Die Wiege des freien Theaters
Die gesamte Produktion entsteht − wie viele spätere Inszenierungen auch − über Aufgaben, die Elisabeth den Performerinnen stellt und darauf aufbauenden Improvisationen. Neben dem Erforschen der Körperlichkeit verschiedener Frauentypen und einer daraus entwickelten Choreografie werden das Schreiben von Liebesbriefen, das Erfinden von Geschichten und das Aufgeben von Kontaktanzeigen Teil der Stückentwicklung. „Ich habe vor allem die Aufgaben gestellt und dann alles in eine Reihenfolge und einen Rhythmus gebracht. Die Texte haben alle für sich erarbeitet. Es war definitiv nicht mein Stück, das haben wir zusammen gemacht.“
Beispiele für gestellte Aufgaben:
Aufgabe: Schreiben fiktiver Liebesbriefe. Hieraus wurde die erste Szene entwickelt: Eine liest ihren Brief, während eine Andere Bausteine stapelt. Sobald diese umfallen, werden die Rollen getauscht.
Aufgabe: Collage aus Groschenromanen als Softpornovarianten
Aufgabe: Spiel mit Beschwerden über Anmachen und Überlegungen dazu, wie man den Spieß umdrehen könnte.
Aufgabe: Ein Mann für … (... einen Sonntagsausflug, eine heiße Nacht, ein gemütliches Frühstück etc.) – endete in einer Art Vergewaltigungsphantasie und Erfindungen von Traum-Liebesgeschichten.
Kollektive Textentwicklung
Elisabeth gibt auf dem Scheersberg unter dem Titel ‘Ball der einsamen Herzen’ einen Workshop.

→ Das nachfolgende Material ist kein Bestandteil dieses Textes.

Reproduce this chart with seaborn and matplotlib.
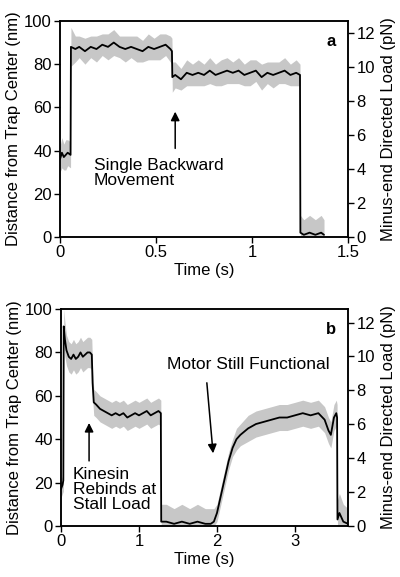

Der Titel ist an Pina Bauschs Arbeit ‘Kontakthof’ angelehnt . Ausgelöst durch diese Workshop-Erfahrung entsteht die Idee für eine Inszenierung. Fragebögen zu den Erwartungen an einen Traummann und die ideale Beziehung werden an Freundinnen verschickt. Bei der Auswertung fällt auf, dass die Idee weit verbreitet scheint, dass die wirklich große Liebe eine unglückliche sein muss.